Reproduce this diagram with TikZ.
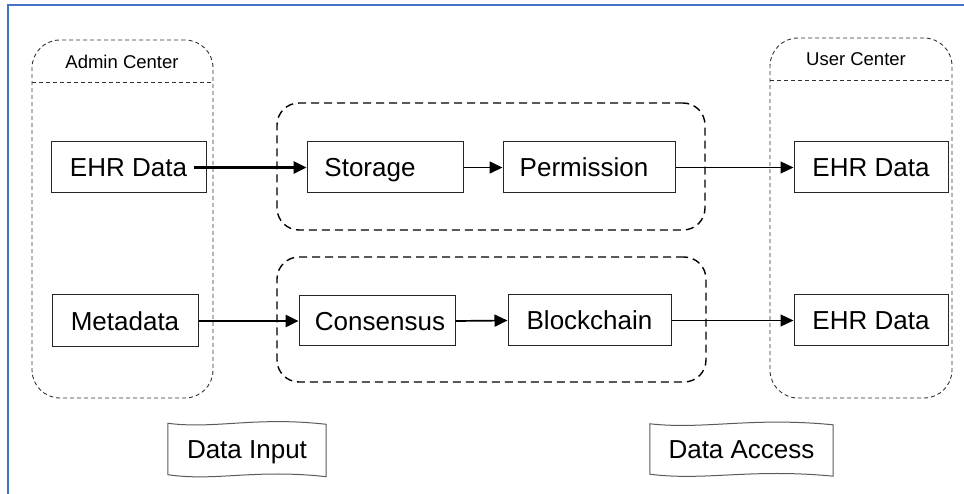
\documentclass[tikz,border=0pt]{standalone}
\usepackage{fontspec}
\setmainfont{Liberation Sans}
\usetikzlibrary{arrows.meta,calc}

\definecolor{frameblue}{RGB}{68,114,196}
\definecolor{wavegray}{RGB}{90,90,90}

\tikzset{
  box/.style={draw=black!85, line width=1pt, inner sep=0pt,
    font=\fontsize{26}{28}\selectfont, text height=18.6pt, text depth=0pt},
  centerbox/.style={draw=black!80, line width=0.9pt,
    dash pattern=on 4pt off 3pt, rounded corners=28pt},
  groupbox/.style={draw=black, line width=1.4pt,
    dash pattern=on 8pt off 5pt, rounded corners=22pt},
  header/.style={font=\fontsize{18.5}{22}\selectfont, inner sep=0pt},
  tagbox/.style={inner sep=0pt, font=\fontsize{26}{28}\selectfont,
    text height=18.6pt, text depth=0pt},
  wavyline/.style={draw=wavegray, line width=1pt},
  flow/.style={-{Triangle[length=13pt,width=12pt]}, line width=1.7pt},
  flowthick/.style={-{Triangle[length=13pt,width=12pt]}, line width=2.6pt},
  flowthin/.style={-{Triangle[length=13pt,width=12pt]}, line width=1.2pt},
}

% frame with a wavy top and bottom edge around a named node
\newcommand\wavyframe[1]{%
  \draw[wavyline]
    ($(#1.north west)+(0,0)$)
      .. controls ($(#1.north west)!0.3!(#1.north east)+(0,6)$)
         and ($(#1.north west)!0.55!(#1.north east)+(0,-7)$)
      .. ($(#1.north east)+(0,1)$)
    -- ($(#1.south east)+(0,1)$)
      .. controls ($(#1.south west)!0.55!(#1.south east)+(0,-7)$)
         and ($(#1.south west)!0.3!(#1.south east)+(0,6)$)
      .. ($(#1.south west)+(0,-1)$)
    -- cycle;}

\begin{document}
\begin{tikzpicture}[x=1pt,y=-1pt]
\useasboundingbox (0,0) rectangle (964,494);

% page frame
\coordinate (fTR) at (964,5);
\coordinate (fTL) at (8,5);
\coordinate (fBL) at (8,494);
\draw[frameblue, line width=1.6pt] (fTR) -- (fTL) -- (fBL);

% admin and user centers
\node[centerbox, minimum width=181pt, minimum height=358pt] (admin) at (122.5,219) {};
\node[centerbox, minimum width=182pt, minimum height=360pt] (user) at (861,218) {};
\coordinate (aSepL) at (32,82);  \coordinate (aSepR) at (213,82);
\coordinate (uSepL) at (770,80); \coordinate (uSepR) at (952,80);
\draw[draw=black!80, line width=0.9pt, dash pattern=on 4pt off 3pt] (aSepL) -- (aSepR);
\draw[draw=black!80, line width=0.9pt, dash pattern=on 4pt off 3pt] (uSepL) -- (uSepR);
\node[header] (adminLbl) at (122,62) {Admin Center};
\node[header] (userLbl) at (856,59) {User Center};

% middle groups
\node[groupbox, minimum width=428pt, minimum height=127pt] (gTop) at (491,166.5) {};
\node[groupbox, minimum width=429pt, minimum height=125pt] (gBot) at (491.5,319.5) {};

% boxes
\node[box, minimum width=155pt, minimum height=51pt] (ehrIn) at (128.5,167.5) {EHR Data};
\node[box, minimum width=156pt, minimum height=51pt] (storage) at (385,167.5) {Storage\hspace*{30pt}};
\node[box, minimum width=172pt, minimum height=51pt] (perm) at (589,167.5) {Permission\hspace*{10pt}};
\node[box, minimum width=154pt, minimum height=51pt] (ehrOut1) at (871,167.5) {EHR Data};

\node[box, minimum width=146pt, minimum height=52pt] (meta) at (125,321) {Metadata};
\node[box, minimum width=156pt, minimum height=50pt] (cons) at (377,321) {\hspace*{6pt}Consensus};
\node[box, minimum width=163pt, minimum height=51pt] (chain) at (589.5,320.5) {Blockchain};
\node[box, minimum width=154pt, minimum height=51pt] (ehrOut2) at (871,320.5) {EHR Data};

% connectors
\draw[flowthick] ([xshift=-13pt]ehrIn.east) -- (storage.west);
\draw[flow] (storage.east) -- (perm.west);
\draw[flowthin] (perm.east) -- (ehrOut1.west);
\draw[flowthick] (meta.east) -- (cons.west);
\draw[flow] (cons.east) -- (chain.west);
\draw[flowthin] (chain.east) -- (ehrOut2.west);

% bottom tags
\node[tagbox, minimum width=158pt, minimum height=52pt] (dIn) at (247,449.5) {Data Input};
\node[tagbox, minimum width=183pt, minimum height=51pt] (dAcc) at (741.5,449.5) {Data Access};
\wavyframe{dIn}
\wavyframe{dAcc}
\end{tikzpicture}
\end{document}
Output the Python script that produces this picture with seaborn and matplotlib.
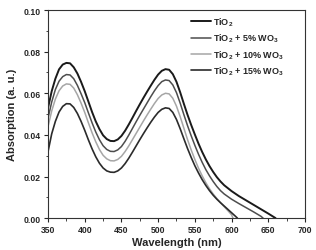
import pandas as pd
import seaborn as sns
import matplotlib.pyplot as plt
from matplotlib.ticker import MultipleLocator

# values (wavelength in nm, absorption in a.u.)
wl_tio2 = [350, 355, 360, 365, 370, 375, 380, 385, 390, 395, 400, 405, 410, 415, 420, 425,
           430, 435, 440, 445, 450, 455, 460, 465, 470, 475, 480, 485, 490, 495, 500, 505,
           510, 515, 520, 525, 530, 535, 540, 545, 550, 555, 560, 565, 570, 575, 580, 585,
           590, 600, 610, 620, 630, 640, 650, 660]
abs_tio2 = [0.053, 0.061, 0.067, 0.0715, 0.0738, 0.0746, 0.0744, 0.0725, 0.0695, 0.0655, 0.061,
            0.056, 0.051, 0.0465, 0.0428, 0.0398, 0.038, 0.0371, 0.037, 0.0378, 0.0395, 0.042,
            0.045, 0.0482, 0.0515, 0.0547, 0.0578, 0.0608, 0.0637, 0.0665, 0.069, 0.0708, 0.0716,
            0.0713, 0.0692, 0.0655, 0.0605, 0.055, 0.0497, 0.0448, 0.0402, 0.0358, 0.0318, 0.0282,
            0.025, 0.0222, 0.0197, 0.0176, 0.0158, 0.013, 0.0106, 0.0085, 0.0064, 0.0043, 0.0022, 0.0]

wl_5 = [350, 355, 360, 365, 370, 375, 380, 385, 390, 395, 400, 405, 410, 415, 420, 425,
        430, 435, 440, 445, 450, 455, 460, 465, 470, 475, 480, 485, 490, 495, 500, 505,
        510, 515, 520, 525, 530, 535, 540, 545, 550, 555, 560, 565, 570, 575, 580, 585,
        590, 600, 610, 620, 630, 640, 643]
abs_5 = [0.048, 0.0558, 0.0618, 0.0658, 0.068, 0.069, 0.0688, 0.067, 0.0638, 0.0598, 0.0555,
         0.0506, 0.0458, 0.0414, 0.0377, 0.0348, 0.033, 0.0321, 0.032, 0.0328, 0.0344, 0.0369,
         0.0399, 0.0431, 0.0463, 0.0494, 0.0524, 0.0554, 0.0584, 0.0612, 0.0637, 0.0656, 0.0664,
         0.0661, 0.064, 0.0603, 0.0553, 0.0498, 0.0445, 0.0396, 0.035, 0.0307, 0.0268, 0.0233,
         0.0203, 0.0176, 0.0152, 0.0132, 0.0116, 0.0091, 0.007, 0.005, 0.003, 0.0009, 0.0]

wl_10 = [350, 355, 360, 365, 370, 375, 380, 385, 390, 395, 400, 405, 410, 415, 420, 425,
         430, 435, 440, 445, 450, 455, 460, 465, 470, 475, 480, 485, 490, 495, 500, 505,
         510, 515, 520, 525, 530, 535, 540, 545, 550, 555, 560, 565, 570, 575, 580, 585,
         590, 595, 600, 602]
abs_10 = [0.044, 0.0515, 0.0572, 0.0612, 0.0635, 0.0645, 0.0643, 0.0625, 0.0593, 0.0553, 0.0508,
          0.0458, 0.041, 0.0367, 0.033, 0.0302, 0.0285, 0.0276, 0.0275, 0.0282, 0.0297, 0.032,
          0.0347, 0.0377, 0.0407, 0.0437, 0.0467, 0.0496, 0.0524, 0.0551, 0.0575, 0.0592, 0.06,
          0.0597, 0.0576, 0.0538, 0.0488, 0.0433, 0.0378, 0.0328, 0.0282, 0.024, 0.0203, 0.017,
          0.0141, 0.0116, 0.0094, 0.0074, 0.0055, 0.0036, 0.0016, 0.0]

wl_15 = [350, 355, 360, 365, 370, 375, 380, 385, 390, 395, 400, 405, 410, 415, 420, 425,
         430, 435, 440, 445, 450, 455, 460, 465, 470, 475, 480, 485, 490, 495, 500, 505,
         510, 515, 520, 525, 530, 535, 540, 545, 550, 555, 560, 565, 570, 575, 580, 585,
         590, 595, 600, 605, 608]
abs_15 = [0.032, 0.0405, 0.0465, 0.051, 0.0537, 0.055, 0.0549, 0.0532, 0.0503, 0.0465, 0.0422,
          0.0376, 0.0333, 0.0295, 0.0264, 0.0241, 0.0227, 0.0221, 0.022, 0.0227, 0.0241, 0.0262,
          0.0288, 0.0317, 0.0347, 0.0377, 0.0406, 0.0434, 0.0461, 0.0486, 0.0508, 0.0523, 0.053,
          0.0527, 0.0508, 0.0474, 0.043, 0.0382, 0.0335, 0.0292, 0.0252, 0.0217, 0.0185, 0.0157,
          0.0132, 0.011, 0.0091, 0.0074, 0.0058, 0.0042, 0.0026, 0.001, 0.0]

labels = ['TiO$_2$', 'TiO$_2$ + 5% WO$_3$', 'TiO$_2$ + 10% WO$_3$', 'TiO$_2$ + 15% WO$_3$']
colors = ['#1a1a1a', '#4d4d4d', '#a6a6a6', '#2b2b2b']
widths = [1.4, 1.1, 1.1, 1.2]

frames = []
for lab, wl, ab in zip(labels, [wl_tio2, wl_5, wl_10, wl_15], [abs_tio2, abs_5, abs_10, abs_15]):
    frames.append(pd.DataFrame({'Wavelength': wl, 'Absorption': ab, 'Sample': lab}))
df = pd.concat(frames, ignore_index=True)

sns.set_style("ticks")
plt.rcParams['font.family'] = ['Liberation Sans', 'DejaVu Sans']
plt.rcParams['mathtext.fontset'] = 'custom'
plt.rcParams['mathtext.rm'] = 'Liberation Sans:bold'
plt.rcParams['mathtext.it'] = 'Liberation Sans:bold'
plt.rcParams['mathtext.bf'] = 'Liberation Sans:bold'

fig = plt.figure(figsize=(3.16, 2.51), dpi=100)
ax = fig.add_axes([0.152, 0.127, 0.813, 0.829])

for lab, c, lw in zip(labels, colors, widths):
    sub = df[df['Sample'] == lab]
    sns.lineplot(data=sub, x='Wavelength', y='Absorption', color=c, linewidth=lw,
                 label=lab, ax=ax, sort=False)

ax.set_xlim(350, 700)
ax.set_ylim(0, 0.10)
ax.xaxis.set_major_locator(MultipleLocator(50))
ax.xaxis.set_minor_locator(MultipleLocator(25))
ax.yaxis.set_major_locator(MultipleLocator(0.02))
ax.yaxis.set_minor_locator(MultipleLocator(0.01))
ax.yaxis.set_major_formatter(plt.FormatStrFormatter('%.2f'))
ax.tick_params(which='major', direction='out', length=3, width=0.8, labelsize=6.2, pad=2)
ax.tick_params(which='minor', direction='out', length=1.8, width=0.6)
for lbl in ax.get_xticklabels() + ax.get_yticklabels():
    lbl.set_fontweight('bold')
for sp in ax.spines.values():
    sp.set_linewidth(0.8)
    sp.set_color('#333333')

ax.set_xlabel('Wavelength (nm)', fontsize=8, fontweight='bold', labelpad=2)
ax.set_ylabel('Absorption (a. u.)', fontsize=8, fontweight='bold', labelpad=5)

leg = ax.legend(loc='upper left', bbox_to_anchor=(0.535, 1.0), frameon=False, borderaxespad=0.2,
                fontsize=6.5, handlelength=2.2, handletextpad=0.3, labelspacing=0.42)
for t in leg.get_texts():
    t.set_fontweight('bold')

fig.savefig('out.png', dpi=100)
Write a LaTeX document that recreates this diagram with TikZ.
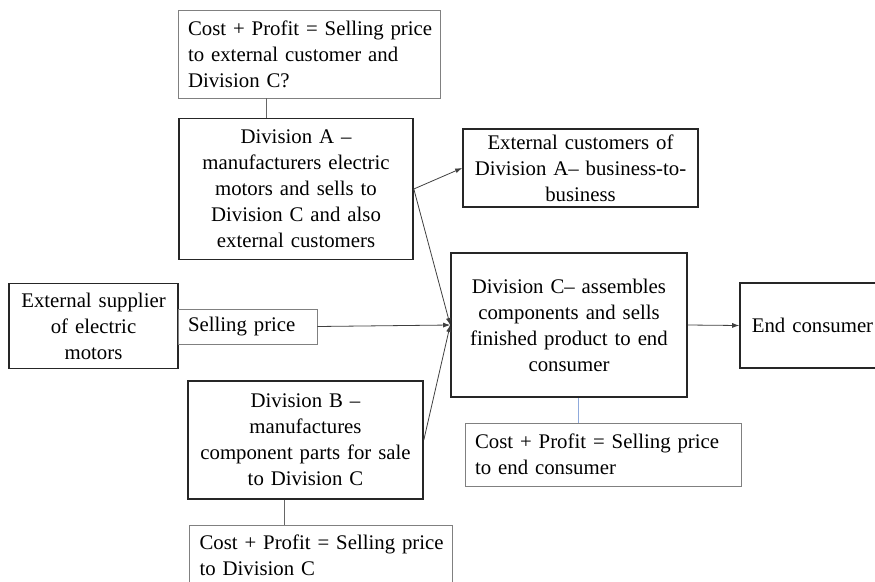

Exercise aim: Go through the records and copy each line with "this" in it.

Completed exercise:
Reproduce this diagram with TikZ.
Output the Python script that produces this picture with seaborn and matplotlib.
Write a LaTeX document that recreates this diagram with TikZ.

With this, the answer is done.